Anyone who is familiar with the story of Archbishop Oscar Romero knows the name of Rutilio Grande. Fr. Grande’s murder by assassins associated with the Salvadoran military because of the ministry he was involved in was the catalyst of a dramatic conversion in Romero. His transformation from bookish ecclesiastic who was content with the status quo to outspoken defender of the oppressed poor of his homeland is sometimes called “Rutilio’s miracle.” That’s the extent that many of us know about Grande — he serves almost as a stage prop in the drama in which Romero is the central figure.
Thankfully, Thomas M. Kelly allows us to move far beyond that, putting flesh and blood on the name and exploring Grande’s ministry and significance in his own right, in his new book, When the Gospel Grows Feet: Rutilio Grande, SJ, and the Church of El Salvador; An Ecclesiology in Context. (Full disclosure: I work for Liturgical Press, the publishing company which published this book earlier this year.)
That last word in title, context, points to one of the rich contributions of the book. For those who don’t understand what Grande was up to or who might question the motivation or the orthodoxy of his thinking and his ministry, this book explores church and state relations in colonial Latin America, the teaching of the Second Vatican Council and the Medellin conference of Latin American bishops, and Grande’s own personal theological-pastoral formation.

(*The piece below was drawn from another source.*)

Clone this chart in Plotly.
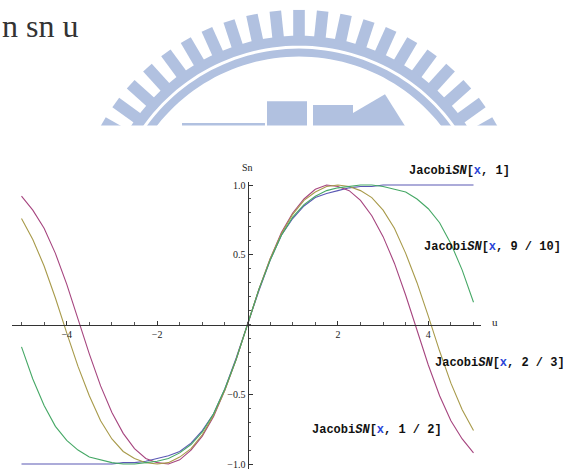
import math
import plotly.graph_objects as go

# ---------------- data ----------------
x_vals = [-5.0, -4.75, -4.5, -4.25, -4.0, -3.75, -3.5, -3.25, -3.0, -2.75, -2.5,
          -2.25, -2.0, -1.75, -1.5, -1.25, -1.0, -0.75, -0.5, -0.25, 0.0, 0.25,
          0.5, 0.75, 1.0, 1.25, 1.5, 1.75, 2.0, 2.25, 2.5, 2.75, 3.0, 3.25, 3.5,
          3.75, 4.0, 4.25, 4.5, 4.75, 5.0]

sn_m1 = [-1.00, -1.00, -1.00, -1.00, -1.00, -1.00, -1.00, -1.00, -1.00, -0.99, -0.99,
         -0.98, -0.96, -0.94, -0.91, -0.85, -0.76, -0.64, -0.46, -0.24, 0.00, 0.24,
         0.46, 0.64, 0.76, 0.85, 0.91, 0.94, 0.96, 0.98, 0.99, 0.99, 1.00, 1.00, 1.00,
         1.00, 1.00, 1.00, 1.00, 1.00, 1.00]

sn_m12 = [0.92, 0.82, 0.69, 0.51, 0.29, 0.04, -0.21, -0.44, -0.63, -0.78, -0.89,
          -0.96, -0.99, -1.00, -0.97, -0.90, -0.80, -0.66, -0.47, -0.25, 0.00, 0.25,
          0.47, 0.66, 0.80, 0.90, 0.97, 1.00, 0.99, 0.96, 0.89, 0.78, 0.63, 0.44, 0.21,
          -0.04, -0.29, -0.51, -0.69, -0.82, -0.92]

sn_m23 = [0.76, 0.61, 0.42, 0.19, -0.06, -0.30, -0.51, -0.69, -0.82, -0.91, -0.96,
          -0.99, -1.00, -0.99, -0.95, -0.89, -0.79, -0.65, -0.47, -0.25, 0.00, 0.25,
          0.47, 0.65, 0.79, 0.89, 0.95, 0.99, 1.00, 0.99, 0.96, 0.91, 0.82, 0.69, 0.51,
          0.30, 0.06, -0.19, -0.42, -0.61, -0.76]

sn_m910 = [-0.16, -0.39, -0.58, -0.73, -0.83, -0.90, -0.95, -0.97, -0.99, -1.00, -1.00,
           -0.99, -0.98, -0.96, -0.92, -0.86, -0.77, -0.64, -0.46, -0.25, 0.00, 0.25,
           0.46, 0.64, 0.77, 0.86, 0.92, 0.96, 0.98, 0.99, 1.00, 1.00, 0.99, 0.97, 0.95,
           0.90, 0.83, 0.73, 0.58, 0.39, 0.16]

series_labels = ["JacobiSN[x, 1]", "JacobiSN[x, 9 / 10]", "JacobiSN[x, 2 / 3]", "JacobiSN[x, 1 / 2]"]
x_tick_vals = [-4, -2, 2, 4]
x_tick_text = ["\u22124", "\u22122", "2", "4"]
y_tick_vals = [-1.0, -0.5, 0.5, 1.0]
y_tick_text = ["\u22121.0", "\u22120.5", "0.5", "1.0"]

# ---------------- layout geometry ----------------
W, H = 566, 470


def P(px, py):
    return px / W, 1 - py / H


X0PX, XSC = 247.5, 45.2     # pixel of x=0, pixels per unit
Y0PX, YSC = 324.3, 140.7    # pixel of y=0, pixels per unit
XL, XR = 12, 481            # x-axis line extent (px)
YT, YB = 181, 470           # y-axis line extent (px)

fig = go.Figure()

colors = {"m1": "#5a58b4", "m12": "#a6457f", "m23": "#a89a4a", "m910": "#46a866"}
for ys, c in [(sn_m1, colors["m1"]), (sn_m12, colors["m12"]),
              (sn_m23, colors["m23"]), (sn_m910, colors["m910"])]:
    fig.add_trace(go.Scatter(x=x_vals, y=ys, mode="lines",
                             line=dict(color=c, width=1.1), hoverinfo="skip"))

tick_font = dict(family="Liberation Serif", size=10, color="#222")

fig.update_layout(
    width=W, height=H,
    margin=dict(l=0, r=0, t=0, b=0),
    paper_bgcolor="white", plot_bgcolor="rgba(0,0,0,0)",
    showlegend=False,
    xaxis=dict(
        domain=[XL / W, XR / W],
        range=[(XL - X0PX) / XSC, (XR - X0PX) / XSC],
        anchor="free", position=1 - Y0PX / H,
        showline=True, linecolor="#333", linewidth=1,
        showgrid=False, zeroline=False,
        ticks="inside", ticklen=4, tickwidth=1, tickcolor="#333",
        tickvals=x_tick_vals, ticktext=x_tick_text, tickfont=tick_font,
        ticklabeloverflow="allow",
        minor=dict(ticks="inside", ticklen=2.5, tickwidth=1, tickcolor="#555",
                   dtick=0.5, tick0=0, showgrid=False),
    ),
    yaxis=dict(
        domain=[1 - YB / H, 1 - YT / H],
        range=[-(YB - Y0PX) / YSC, (Y0PX - YT) / YSC],
        anchor="free", position=X0PX / W, side="left",
        showline=True, linecolor="#333", linewidth=1,
        showgrid=False, zeroline=False,
        ticks="inside", ticklen=4, tickwidth=1, tickcolor="#333",
        tickvals=y_tick_vals, ticktext=y_tick_text, tickfont=tick_font,
        ticklabeloverflow="allow",
        minor=dict(ticks="inside", ticklen=2.5, tickwidth=1, tickcolor="#555",
                   dtick=0.1, tick0=0, showgrid=False),
    ),
)

# ---------------- watermark logo (decoration) ----------------
LOGO = "rgb(177,193,224)"
CX, CY = 299, 233.5
shapes = []


def path_of(pts):
    s = "M " + " L ".join("%.5f,%.5f" % P(px, py) for px, py in pts) + " Z"
    return s


# radial bars
for k in range(-11, 12):
    th = math.radians(90 + 6 * k)
    ux, uy = math.cos(th), -math.sin(th)
    nx, ny = math.sin(th), math.cos(th)
    r1, r2, w = 198, 226.5, 5.8
    pts = [(CX + r1 * ux + w * nx, CY + r1 * uy + w * ny),
           (CX + r2 * ux + w * nx, CY + r2 * uy + w * ny),
           (CX + r2 * ux - w * nx, CY + r2 * uy - w * ny),
           (CX + r1 * ux - w * nx, CY + r1 * uy - w * ny)]
    shapes.append(dict(type="path", xref="paper", yref="paper", layer="below",
                       path=path_of(pts), fillcolor=LOGO, line=dict(width=0)))


def ring(r_in, r_out):
    angs = [math.radians(a) for a in range(10, 171, 2)]
    outer = [(CX + r_out * math.cos(a), CY - r_out * math.sin(a)) for a in angs]
    inner = [(CX + r_in * math.cos(a), CY - r_in * math.sin(a)) for a in reversed(angs)]
    return outer + inner


for rin, rout in [(190.5, 200.5), (179.5, 187.5)]:
    shapes.append(dict(type="path", xref="paper", yref="paper", layer="below",
                       path=path_of(ring(rin, rout)), fillcolor=LOGO, line=dict(width=0)))

# inner blocks
blocks = [
    [(182, 121), (265, 121), (265, 124), (182, 124)],
    [(267, 99), (307, 99), (307, 124), (267, 124)],
    [(313, 103), (353, 103), (353, 124), (313, 124)],
    [(353, 111), (385, 92), (405, 124), (353, 124), (347, 117)],
]
for b in blocks:
    shapes.append(dict(type="path", xref="paper", yref="paper", layer="below",
                       path=path_of(b), fillcolor=LOGO, line=dict(width=0)))

# the chart picture covers the lower part of the logo
shapes.append(dict(type="rect", xref="paper", yref="paper", layer="below",
                   x0=0, x1=1, y0=0, y1=1 - 123.5 / H,
                   fillcolor="white", line=dict(width=0)))
fig.update_layout(shapes=shapes)

# ---------------- text ----------------
ann = []


def add_text(text, px, py, font, xanchor="center", yanchor="middle"):
    x, y = P(px, py)
    ann.append(dict(text=text, x=x, y=y, xref="paper", yref="paper",
                    xanchor=xanchor, yanchor=yanchor, showarrow=False, font=font))


add_text("n sn u", 0, 23, dict(family="Liberation Serif", size=32, color="#333"),
         xanchor="left")
add_text("Sn", 247, 166, dict(family="Liberation Serif", size=10, color="#222"))
add_text("u", 495, 322, dict(family="Liberation Serif", size=11, color="#222"))

lab_font = dict(family="Liberation Mono", size=12, color="#111", weight="bold")
label_pos = [(459.5, 169), (492.5, 246), (499.5, 363), (376.5, 431)]
for lab, (px, py) in zip(series_labels, label_pos):
    head, rest = lab.split("[", 1)
    inner = rest.replace("x", '<span style="color:#2a44d8">x</span>', 1)
    html = "Jacobi<i>SN</i>[" + inner
    add_text(html, px, py, lab_font)

fig.update_layout(annotations=ann)

fig.write_html("out.html")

This is no simple biography. It is also an intimate portrait of the Church as it existed at a particular time in a particular place.
Kelly allows Grande to stand as the protagonist of his own drama. He helps us understand why Grande did what he did, what formed him into the priest he was, and why he and his work represented such a threat to the system that ultimately and successfully sought to destroy him. We look very closely at Grande’s pastoral style, his plan for the evangelization of the parish he served, and the doctrinal, theological, and sociological principles that undergirded it all.
I was especially interested to learn the important place that the Eucharist had in Grande’s thinking. For him, the Eucharist provides the vision for humanity’s place in creation and for what human society is intended to be. He spoke often and forcefully of how there was always space at the Eucharistic table for all who cared to gather, a standard which exposes the injustice of social structures that allow a few rich to own vast tracts of land that go unused (Kelly reports that at mid-twentieth century, nearly 90 percent of the land of El Salvador was owned and managed by fourteen families descended from the original Spanish conquistadores!!) while millions live lives beneath the dignity of any human person.
One thing that might perhaps be missing from Kelly’s account is a fleshing out of the relationship between Romero and Grande. Obviously, Grande’s death had an enormous impact on Romero. Why? What was the nature of their friendship and how did it develop? Understanding this better would make “Rutilio’s miracle” much more understandable. As it is, even after reading this book, Romero’s transformation as a response to Grande’s murder retains a bit of a deus ex machina flavor.
Kelly covers a lot of ground and shines his light in many directions in an effort (a quite successful one) to provide a full and understandable context to this story. This book will therefore be well worth the time for anyone interested in Catholic social teaching, ecclesiology, evangelization, the Second Vatican Council, lay ecclesial ministry, or the church in Latin America.
It seems clear that we will soon be seeing some significant movement in the cause for the canonization of Oscar Romero. Exploring the life and ministry of Rutilio Grande may well, therefore, provide a unique window into the mysterious workings of God’s grace in life of one of the great saints and martyrs of the twentieth century.